The answer: none of the above. Kanye premiered his song “All Day”, a brand new version of a song that had its preliminary draft leaked back in August. Angered and dissatisfied with the unfinished song getting out without his permission (just as he had been with the leak of “Power” in 2010), Kanye went back to working on the track.

Finally, after months of eager anticipation by fans and wondering if the song was actually going to come out, or had been scrapped entirely, Kanye has not disappointed.
The song opens with chorus vocals that almost sound like an electric guitar, similar to those featured in the opening of Kanye’s 2010 song “Monster”, and R&B artist Theophilus London beginning to sing.
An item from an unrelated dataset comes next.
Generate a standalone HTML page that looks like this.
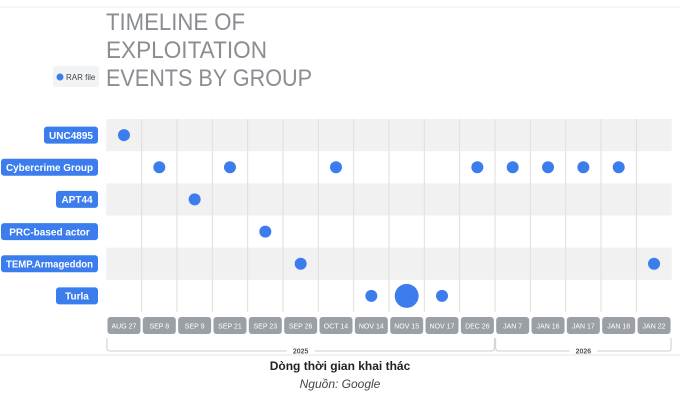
<!DOCTYPE html>
<html><head><meta charset="utf-8"><style>
body{margin:0;background:#fff;width:680px;height:400px;overflow:hidden;font-family:"Liberation Sans",sans-serif;}
svg text{font-family:"Liberation Sans",sans-serif;}
</style></head><body>
<svg id="c" width="680" height="400">
<line x1="0" y1="7" x2="680" y2="7" stroke="#eee"/>
<line x1="0" y1="355" x2="680" y2="355" stroke="#e4e4e4"/>
<text x="106" y="30" font-size="24" fill="#8a8e93" textLength="139" lengthAdjust="spacingAndGlyphs">TIMELINE OF</text>
<text x="106" y="58" font-size="24" fill="#8a8e93" textLength="161" lengthAdjust="spacingAndGlyphs">EXPLOITATION</text>
<text x="106" y="86" font-size="24" fill="#8a8e93" textLength="206" lengthAdjust="spacingAndGlyphs">EVENTS BY GROUP</text>
<g>
<rect x="53" y="66" width="46" height="21" rx="3" fill="#f1f3f4"/>
<circle cx="60" cy="77" r="3.5" fill="#3b7ded"/>
<text x="66" y="80" font-size="8" fill="#444">RAR file</text>
</g>
<g id="plot"></g>
<text x="340" y="370" font-size="12" font-weight="bold" fill="#222" text-anchor="middle">Dòng thời gian khai thác</text>
<text x="340" y="388" font-size="12" font-style="italic" fill="#444" text-anchor="middle">Nguồn: Google</text>
</svg>
<script>
const groups=["UNC4895","Cybercrime Group","APT44","PRC-based actor","TEMP.Armageddon","Turla"];
const dates=["AUG 27","SEP 8","SEP 9","SEP 21","SEP 23","SEP 26","OCT 14","NOV 14","NOV 15","NOV 17","DEC 26","JAN 7","JAN 16","JAN 17","JAN 18","JAN 22"];
const eventGroups=[0,1,1,1,1,1,1,1,1,2,3,4,4,5,5,5];
const eventDates=[0,1,3,6,10,11,12,13,14,2,4,5,15,7,8,9];
const eventSize=[1,1,1,1,1,1,1,1,1,1,1,1,1,1,4,1];
const years=["2025","2026"];
const yearStart=[0,11];
const yearEnd=[10,15];

const NS="http://www.w3.org/2000/svg";
const g=document.getElementById('plot');
const L=106.3,R=671.7,T=119,B=312;
const cw=(R-L)/dates.length, rh=(B-T)/groups.length;
const x=i=>L+cw*(i+0.5), y=i=>T+rh*(i+0.5);
function mk(t,a){const e=document.createElementNS(NS,t);for(const k in a)e.setAttribute(k,a[k]);g.appendChild(e);return e;}
groups.forEach((n,i)=>{
 if(i%2==0){const r=mk('rect',{x:L,y:T+rh*i,width:R-L,height:rh,fill:'#f1f1f1'});
 
 }
});
for(let i=1;i<dates.length;i++){const l=mk('line',{x1:L+cw*i,x2:L+cw*i,y1:T,y2:B,stroke:'#dedede'});
 
 }
groups.forEach((n,i)=>{
 const w=Math.min(97,n.length*6+12);
 const r=mk('rect',{x:98-w,y:y(i)-8.5,width:w,height:17,rx:3,fill:'#3b7ded'});
 
 
 const t=mk('text',{x:98-w/2,y:y(i)+3.8,'font-size':10,'font-weight':'bold',fill:'#fff','text-anchor':'middle'});
 t.textContent=n;
 
 
 if(t.getComputedTextLength()>w-10){t.setAttribute('textLength',w-10);t.setAttribute('lengthAdjust','spacingAndGlyphs');}
});
dates.forEach((d,i)=>{
 const r=mk('rect',{x:x(i)-16.5,y:317,width:33,height:17,rx:3,fill:'#9aa0a6'});
 
 
 const t=mk('text',{x:x(i),y:328.5,'font-size':7,fill:'#fff','text-anchor':'middle'});
 t.textContent=d;
 
 
});
years.forEach((yr,i)=>{
 const a=x(yearStart[i])-17,b=x(yearEnd[i])+17,m=(a+b)/2;
 const p=mk('path',{d:`M${a} 338 V348 Q${a} 351 ${a+3} 351 H${m-14} M${m+14} 351 H${b-3} Q${b} 351 ${b} 348 V338`,fill:'none',stroke:'#ccc'});
 
 
 const t=mk('text',{x:m,y:353.5,'font-size':7,'font-weight':'bold',fill:'#555','text-anchor':'middle'});
 t.textContent=yr;
 
 
});
eventGroups.forEach((gi,k)=>{
 const c=mk('circle',{cx:x(eventDates[k]),cy:y(gi),r:6*Math.sqrt(eventSize[k]),fill:'#3b7ded'});
 
 
});
</script>
</body></html>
Then Kanye begins rapping, somewhat of an exciting development in a year that as of yet had seen four songs with Kanye doing vocals, but only one actually featuring Kanye rapping (Big Sean’s “All Your Fault”). This song’s verses deal mainly with the type of braggadocio common in trap music (which the songs deep bass and vicious snare rolls firmly categorize it as), but with a decidedly Kanye-esque twist, containing various clever puns and allusions, as well as references to fashion.
After Kanye raps the hook and first verse, Saint Paul-based rapper Allan Kingdom comes in with dancehall-styled vocals on a refrain that at first appears to be a bit esoteric and unrelated to the preceding verse: I took a young sweet breath, and I reached into my head / Gave him what I had left / At that moment I dispersed / At that moment I dispersed. However, closer analysis reveals that the meaning of the verse is more than likely just about Kanye, continuing the braggadocio: the lines are referring to Kanye taking all the ideas out of his head and dispersing them to his fans.
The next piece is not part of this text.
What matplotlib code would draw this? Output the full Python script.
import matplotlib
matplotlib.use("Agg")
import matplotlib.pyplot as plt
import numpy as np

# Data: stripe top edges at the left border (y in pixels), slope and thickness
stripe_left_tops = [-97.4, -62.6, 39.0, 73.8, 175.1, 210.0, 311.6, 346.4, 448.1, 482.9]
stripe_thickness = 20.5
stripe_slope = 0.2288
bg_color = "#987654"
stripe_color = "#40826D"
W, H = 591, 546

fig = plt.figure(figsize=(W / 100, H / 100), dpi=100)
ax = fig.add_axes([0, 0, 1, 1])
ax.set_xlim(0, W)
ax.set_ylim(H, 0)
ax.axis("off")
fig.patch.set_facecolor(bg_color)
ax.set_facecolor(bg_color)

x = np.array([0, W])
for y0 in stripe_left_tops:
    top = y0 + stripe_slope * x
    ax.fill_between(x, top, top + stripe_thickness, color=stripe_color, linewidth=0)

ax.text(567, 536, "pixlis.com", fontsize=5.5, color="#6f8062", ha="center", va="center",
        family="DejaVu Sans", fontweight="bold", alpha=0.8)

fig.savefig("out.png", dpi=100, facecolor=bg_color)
After another verse, a bridge, and Allan Kingdom’s refrain, there is a break in the song and the beat switches, with Kanye yelling to “get low” and “stay low.” In the version performed at the BRIT Awards, the song ends here and Kanye gives a shoutout to British rapper Skepta, who along with much of the rest of his grime collective Boy Better Know was with Kanye on stage. On the single, released on iTunes on March 2, the song abruptly switches to a sample of Paul McCartney whistling and performing a piece called “Two-Finger Chord & Whistle” inspired by Pablo Picasso’s painting The Old Guitarist. This then abruptly shifts to a severely electronically altered McCartney singing with wild, harsh synths blasting away in the background, and the song ends. This is Kanye’s third collaboration with McCartney, with Paul playing piano on Kanye’s song “Only One” and guitar on Rihanna’s song “FourFiveSeconds”, which featured Kanye on vocals.
On March 3, Kanye performed at KOKO, a theatre in London. In addition to performing a number of his own songs, he brought out a veritable medley of rappers, including Big Sean, performing his smash hit single “IDFWU”; Skepta, performing a number of songs including “That’s Not Me” with fellow Boy Better Know member JME, “Shutdown”, and “It Ain’t Safe”; Meridian Dan, another grime artist, performing his 2014 hit “German Whip”; and other rappers such as Vic Mensa and Allan Kingdom to do vocals on Kanye’s songs. This show doesn’t have a massive amount of significance to those who aren’t fans of grime (an English music genre that developed in the early 2000s, similar on many levels to hip-hop but with key differences), but those who are fans realize that this year could be the beginning of a crossover between that has been long-awaited by some, and feared by others: American hip-hop and grime. With Drake shouting out Skepta on Instagram just a few days ago, Kanye bringing BBK up on stage at the BRIT Awards, rumors of Kanye and Skepta working together in the studio, the show at KOKO, and the increasing influence of trap music on popular grime artists’ songs (seen clearly in tracks like Dizzee Rascal’s “Pagans” and Meridian Dan’s “German Whip”), this could be a genre-changing year for both grime and hip-hop alike.